**WRITTEN EXERCISE:** Which lines below fall between the one containing "Write a Python" and the one containing "a_S1 = [50, 50]"? Repeat them exactly, counting both of those lines, and add nothing else.

**DATASET:**
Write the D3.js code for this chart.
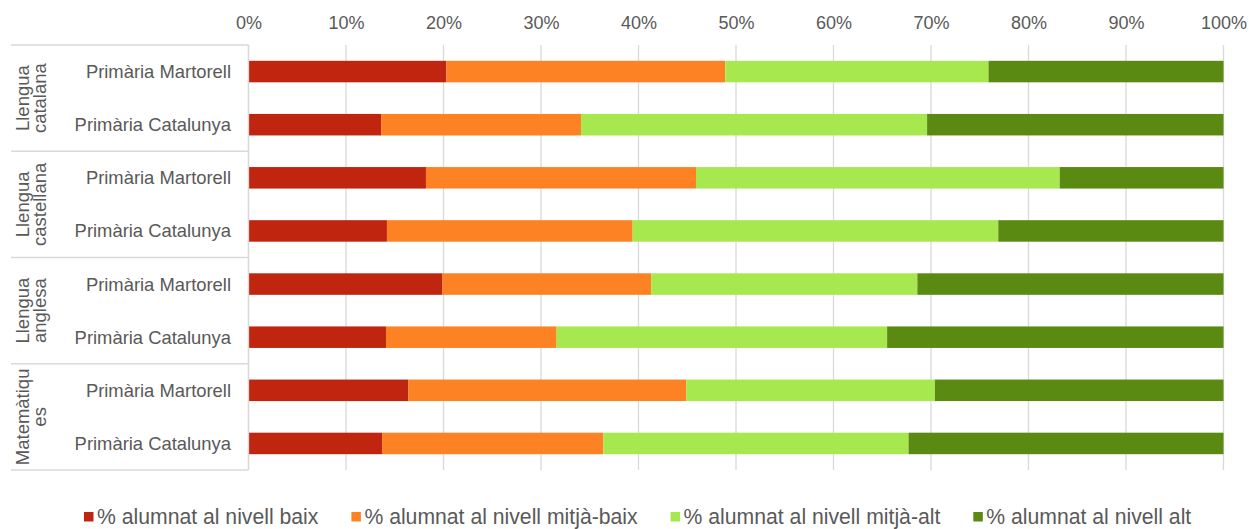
* * *
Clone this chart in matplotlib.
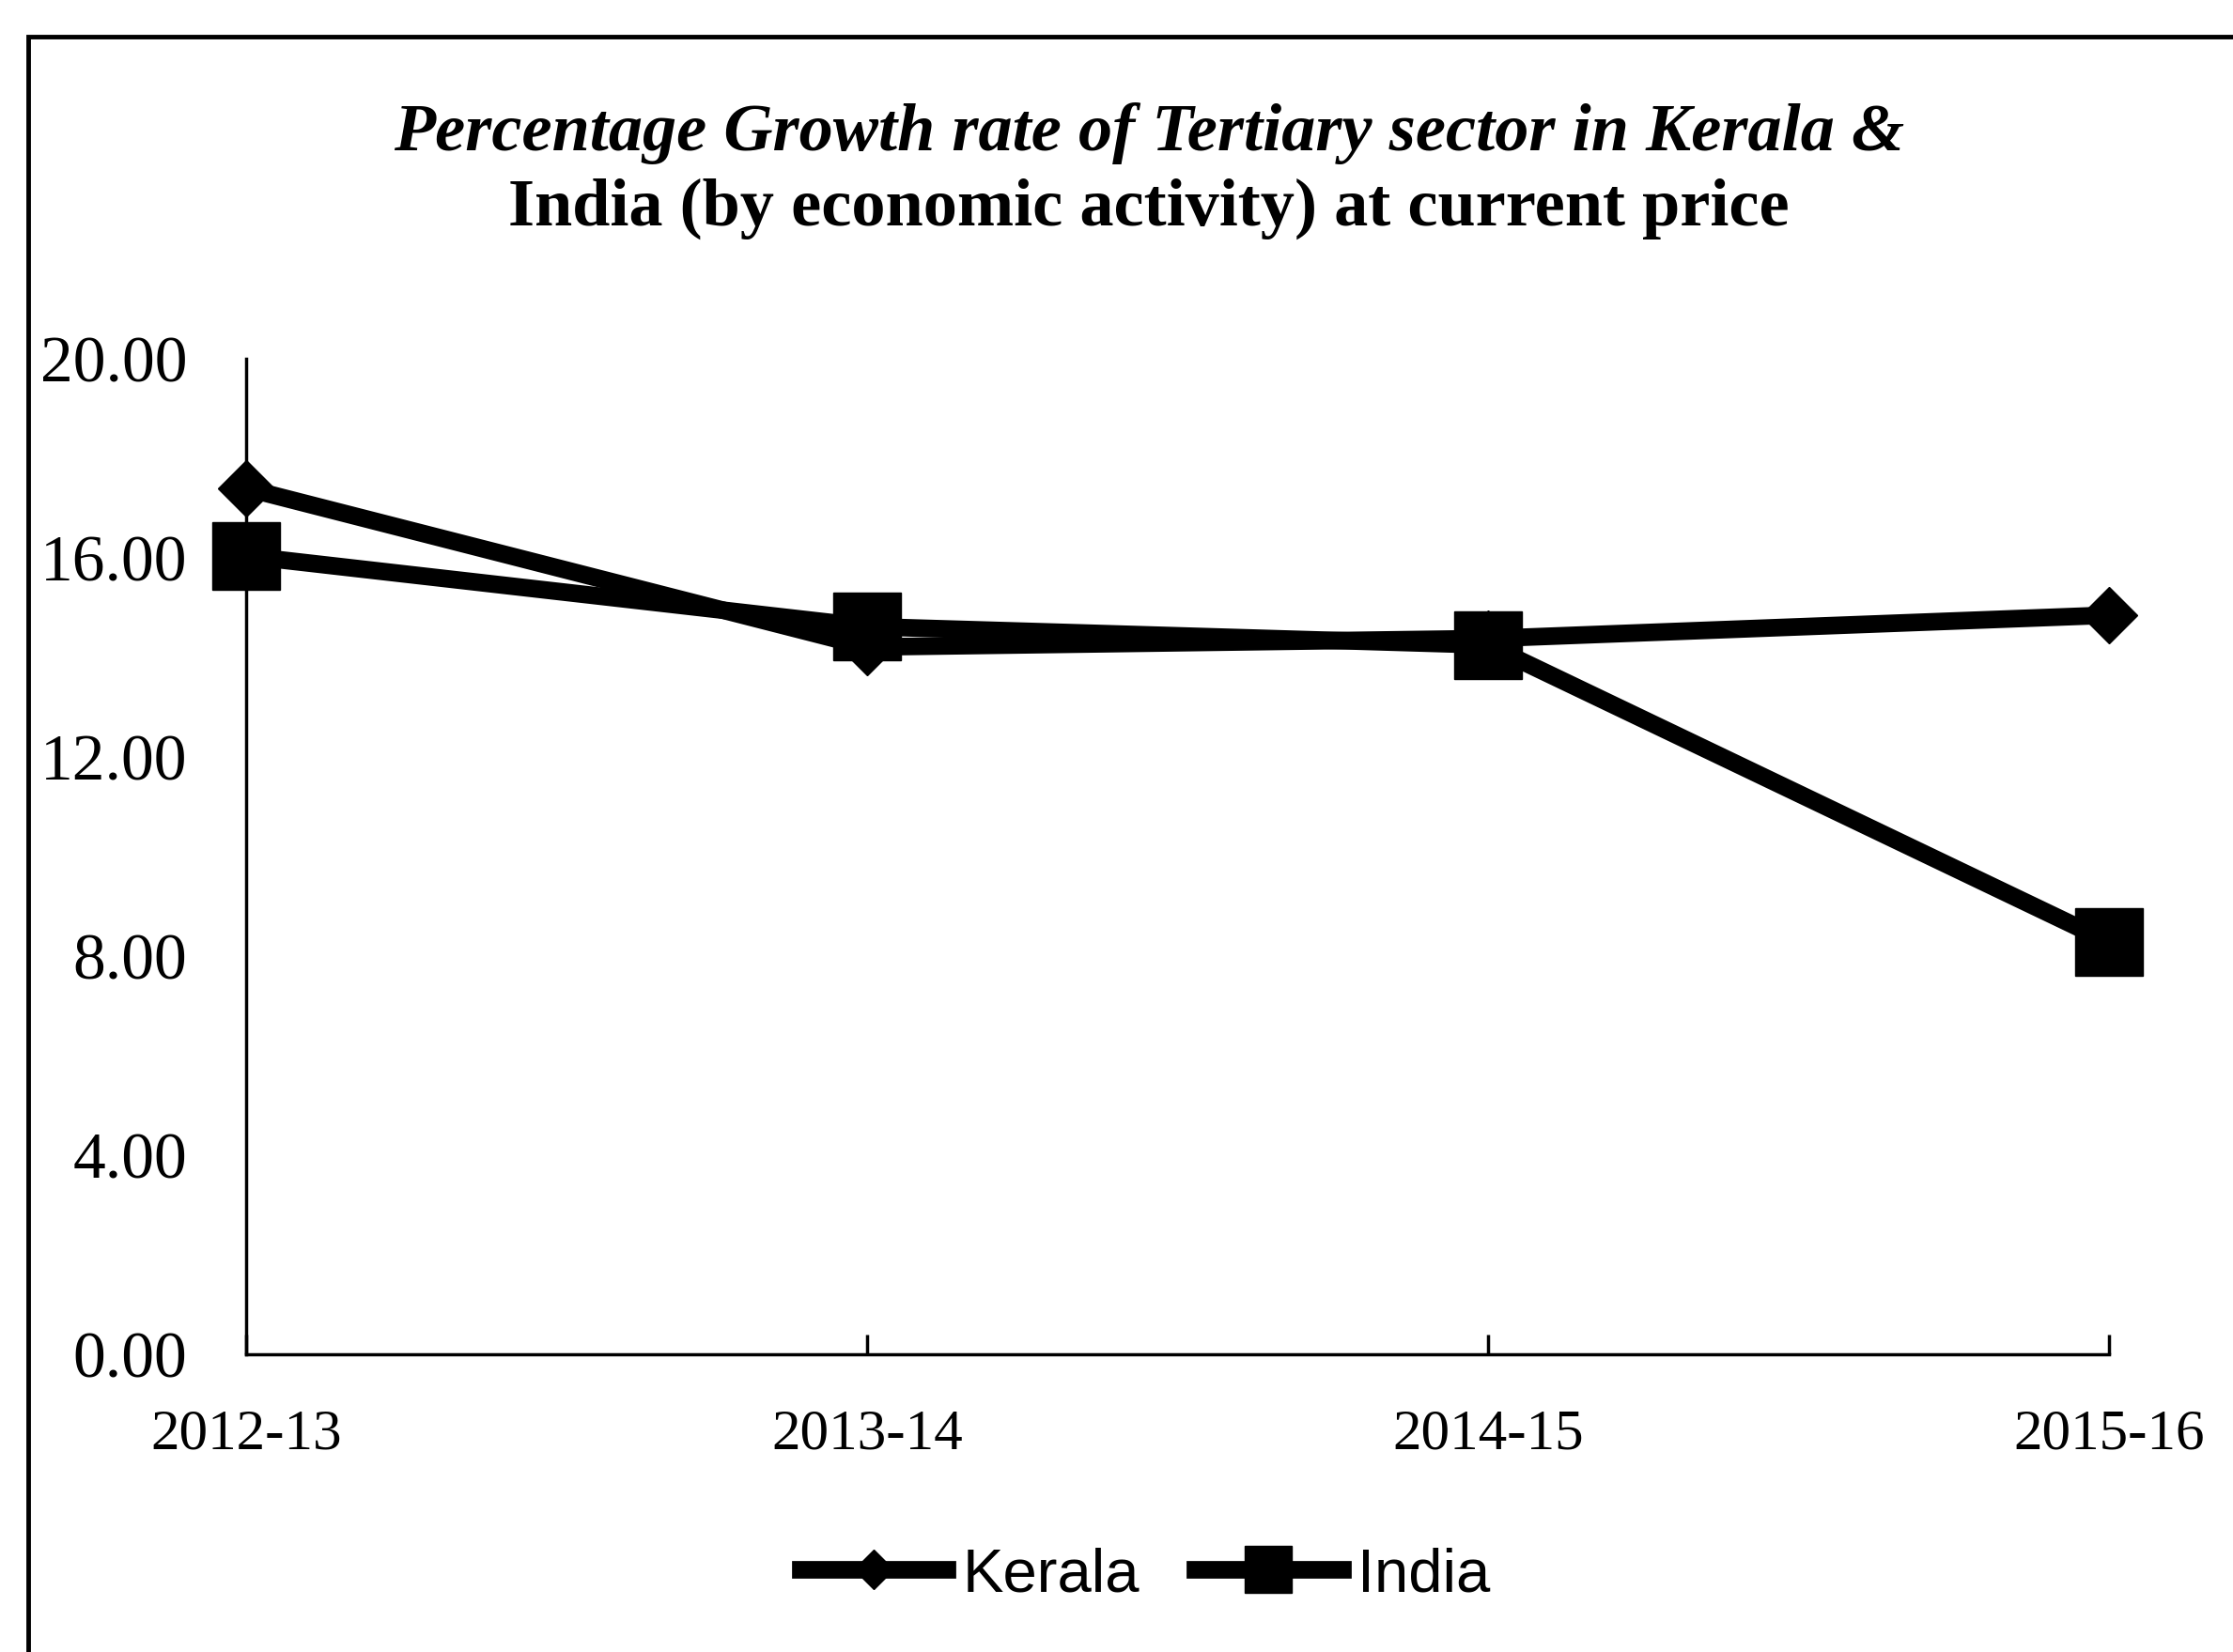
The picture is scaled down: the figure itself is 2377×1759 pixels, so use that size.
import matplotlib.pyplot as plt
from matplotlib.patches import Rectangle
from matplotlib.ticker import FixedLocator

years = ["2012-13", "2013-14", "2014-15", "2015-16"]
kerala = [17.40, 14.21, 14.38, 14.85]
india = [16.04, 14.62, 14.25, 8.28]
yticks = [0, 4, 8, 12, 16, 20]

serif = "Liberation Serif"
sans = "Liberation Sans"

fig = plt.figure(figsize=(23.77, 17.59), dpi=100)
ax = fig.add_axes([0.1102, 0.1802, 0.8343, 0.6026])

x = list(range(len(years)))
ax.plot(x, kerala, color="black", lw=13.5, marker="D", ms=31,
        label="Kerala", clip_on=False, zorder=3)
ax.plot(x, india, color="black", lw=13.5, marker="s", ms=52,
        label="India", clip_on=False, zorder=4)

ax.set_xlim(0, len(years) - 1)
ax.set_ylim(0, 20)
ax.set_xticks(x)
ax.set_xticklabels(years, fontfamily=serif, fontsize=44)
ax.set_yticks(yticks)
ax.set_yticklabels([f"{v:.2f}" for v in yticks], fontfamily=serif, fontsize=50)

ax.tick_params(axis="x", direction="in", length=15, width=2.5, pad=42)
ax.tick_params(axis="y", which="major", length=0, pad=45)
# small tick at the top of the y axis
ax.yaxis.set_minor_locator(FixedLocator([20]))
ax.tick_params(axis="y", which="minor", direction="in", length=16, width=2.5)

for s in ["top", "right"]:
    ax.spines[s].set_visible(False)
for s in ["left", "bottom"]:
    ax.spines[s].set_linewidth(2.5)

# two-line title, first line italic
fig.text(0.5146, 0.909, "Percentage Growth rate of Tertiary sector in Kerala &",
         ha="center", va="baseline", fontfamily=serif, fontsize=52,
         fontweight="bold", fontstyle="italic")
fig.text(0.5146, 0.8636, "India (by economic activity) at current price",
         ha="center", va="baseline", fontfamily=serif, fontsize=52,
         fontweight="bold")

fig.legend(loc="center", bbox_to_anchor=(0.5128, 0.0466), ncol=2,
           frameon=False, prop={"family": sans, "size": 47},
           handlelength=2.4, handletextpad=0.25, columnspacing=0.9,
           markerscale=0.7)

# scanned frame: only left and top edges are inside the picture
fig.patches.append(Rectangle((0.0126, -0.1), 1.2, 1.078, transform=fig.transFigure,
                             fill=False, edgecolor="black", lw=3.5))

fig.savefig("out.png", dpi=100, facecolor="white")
...
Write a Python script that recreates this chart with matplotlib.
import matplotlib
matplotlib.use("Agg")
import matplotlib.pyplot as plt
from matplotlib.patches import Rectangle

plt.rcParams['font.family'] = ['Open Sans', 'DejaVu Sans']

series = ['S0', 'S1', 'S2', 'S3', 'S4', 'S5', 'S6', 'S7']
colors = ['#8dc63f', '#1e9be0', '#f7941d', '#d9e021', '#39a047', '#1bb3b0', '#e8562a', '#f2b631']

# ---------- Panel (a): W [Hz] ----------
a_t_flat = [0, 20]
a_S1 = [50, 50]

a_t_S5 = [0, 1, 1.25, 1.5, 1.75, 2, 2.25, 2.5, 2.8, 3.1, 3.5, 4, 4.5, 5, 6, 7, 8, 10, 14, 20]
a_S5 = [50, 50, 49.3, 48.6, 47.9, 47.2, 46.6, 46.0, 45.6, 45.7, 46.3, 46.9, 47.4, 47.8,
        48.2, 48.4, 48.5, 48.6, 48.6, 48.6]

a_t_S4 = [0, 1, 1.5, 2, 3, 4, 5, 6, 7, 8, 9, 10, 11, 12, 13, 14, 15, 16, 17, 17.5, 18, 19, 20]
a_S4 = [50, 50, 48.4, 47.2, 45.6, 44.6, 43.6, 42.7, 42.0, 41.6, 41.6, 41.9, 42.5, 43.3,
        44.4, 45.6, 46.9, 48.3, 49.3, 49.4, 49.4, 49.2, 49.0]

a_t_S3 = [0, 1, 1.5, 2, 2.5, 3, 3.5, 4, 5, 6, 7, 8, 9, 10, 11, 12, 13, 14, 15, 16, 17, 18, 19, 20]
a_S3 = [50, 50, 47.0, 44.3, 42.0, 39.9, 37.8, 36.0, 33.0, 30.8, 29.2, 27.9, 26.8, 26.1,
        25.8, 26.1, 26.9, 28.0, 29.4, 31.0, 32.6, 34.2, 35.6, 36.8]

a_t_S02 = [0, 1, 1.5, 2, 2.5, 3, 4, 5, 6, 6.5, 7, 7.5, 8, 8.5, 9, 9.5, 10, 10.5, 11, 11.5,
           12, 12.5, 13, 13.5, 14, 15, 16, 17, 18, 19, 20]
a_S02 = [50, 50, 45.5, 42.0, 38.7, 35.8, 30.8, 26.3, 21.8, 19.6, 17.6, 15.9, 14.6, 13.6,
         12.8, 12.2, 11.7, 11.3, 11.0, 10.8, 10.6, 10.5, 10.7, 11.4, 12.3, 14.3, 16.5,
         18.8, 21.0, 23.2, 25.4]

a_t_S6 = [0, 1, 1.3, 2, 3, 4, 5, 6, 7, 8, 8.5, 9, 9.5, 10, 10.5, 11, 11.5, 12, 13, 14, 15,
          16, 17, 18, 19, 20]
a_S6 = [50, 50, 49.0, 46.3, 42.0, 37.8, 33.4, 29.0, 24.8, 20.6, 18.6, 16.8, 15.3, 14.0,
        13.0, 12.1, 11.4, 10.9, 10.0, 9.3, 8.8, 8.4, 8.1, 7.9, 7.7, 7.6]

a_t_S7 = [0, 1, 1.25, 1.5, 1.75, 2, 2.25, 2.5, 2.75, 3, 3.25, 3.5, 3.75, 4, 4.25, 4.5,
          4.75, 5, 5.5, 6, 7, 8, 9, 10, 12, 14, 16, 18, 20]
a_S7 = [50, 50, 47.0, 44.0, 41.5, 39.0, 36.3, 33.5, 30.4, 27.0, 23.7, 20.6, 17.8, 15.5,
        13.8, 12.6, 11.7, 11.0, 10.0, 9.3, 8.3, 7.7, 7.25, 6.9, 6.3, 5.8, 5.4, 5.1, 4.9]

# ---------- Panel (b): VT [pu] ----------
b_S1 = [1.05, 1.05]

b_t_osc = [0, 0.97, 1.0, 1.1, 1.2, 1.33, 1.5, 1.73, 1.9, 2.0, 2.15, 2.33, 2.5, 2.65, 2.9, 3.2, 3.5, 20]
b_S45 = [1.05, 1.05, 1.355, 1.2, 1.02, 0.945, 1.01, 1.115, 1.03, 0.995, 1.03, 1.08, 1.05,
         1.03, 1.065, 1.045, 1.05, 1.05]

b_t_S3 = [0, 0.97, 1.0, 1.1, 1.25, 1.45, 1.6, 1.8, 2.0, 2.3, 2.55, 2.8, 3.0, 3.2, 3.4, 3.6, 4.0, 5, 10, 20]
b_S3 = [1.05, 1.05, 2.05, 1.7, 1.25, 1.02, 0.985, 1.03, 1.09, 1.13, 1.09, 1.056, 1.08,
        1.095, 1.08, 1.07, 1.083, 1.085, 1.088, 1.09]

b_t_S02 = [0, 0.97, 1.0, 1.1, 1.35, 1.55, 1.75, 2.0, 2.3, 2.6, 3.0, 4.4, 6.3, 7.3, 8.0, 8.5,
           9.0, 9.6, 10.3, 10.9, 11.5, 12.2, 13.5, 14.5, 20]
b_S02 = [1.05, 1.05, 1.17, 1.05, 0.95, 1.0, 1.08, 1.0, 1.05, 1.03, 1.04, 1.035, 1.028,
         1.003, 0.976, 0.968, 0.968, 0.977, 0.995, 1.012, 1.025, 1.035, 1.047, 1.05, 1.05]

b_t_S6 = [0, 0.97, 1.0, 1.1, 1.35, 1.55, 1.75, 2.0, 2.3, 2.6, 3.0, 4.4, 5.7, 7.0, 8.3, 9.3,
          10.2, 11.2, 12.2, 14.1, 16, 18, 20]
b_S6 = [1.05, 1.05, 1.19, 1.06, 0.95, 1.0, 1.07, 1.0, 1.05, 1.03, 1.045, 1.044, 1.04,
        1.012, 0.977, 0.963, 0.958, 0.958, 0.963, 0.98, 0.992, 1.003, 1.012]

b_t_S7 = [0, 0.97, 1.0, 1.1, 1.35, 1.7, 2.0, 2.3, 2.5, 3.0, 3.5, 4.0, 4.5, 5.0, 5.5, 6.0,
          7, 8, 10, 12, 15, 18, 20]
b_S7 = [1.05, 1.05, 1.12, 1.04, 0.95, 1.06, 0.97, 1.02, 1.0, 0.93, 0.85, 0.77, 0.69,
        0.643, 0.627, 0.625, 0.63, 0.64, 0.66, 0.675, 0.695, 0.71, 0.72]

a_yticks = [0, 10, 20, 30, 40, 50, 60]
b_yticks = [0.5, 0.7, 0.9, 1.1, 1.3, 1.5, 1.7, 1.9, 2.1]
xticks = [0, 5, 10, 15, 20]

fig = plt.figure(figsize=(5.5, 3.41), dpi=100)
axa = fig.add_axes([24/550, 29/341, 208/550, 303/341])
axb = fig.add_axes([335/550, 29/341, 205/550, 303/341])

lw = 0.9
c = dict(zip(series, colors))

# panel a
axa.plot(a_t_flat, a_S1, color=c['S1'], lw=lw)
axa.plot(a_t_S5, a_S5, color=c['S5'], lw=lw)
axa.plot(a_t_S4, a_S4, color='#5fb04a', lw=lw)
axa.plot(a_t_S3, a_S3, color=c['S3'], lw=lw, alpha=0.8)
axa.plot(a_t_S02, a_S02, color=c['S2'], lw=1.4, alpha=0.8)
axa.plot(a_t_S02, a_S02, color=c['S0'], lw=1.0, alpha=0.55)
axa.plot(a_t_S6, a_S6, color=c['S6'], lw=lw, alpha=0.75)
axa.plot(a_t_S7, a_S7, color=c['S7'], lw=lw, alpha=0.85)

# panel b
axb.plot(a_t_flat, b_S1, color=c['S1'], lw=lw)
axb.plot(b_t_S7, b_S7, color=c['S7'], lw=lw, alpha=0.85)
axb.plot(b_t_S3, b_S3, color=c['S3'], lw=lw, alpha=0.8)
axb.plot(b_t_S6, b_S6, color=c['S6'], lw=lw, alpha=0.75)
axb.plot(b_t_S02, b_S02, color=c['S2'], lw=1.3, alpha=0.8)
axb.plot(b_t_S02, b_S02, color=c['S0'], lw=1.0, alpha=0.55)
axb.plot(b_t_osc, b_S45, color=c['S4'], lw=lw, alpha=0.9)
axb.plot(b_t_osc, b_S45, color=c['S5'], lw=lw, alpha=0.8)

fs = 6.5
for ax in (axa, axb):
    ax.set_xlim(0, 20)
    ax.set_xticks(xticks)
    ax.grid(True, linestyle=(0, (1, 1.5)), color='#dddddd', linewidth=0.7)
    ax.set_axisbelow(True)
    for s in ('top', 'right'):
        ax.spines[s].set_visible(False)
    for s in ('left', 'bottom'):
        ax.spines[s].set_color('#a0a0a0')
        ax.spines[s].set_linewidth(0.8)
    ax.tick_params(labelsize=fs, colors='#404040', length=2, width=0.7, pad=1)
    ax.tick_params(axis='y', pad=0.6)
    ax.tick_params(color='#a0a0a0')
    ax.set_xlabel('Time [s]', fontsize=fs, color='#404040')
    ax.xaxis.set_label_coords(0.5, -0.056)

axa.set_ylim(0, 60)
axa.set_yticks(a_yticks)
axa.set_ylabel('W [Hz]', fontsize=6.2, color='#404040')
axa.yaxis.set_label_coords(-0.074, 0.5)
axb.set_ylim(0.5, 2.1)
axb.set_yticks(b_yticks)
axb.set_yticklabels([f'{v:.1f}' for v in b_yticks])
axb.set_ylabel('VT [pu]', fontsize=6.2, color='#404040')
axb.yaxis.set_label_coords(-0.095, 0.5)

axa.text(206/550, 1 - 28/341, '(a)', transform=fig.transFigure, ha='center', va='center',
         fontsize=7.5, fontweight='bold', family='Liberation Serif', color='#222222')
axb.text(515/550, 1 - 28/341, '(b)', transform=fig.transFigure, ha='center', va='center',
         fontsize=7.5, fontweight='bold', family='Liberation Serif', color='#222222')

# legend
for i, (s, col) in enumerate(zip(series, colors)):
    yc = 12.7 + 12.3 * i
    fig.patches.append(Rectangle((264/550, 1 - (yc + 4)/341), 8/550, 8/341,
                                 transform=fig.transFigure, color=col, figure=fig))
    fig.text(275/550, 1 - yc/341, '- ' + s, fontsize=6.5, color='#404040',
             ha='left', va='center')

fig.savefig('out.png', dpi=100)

**FINAL RESULT:**
Write a Python script that recreates this chart with matplotlib.
import matplotlib
matplotlib.use("Agg")
import matplotlib.pyplot as plt
from matplotlib.patches import Rectangle

plt.rcParams['font.family'] = ['Open Sans', 'DejaVu Sans']

series = ['S0', 'S1', 'S2', 'S3', 'S4', 'S5', 'S6', 'S7']
colors = ['#8dc63f', '#1e9be0', '#f7941d', '#d9e021', '#39a047', '#1bb3b0', '#e8562a', '#f2b631']

# ---------- Panel (a): W [Hz] ----------
a_t_flat = [0, 20]
a_S1 = [50, 50]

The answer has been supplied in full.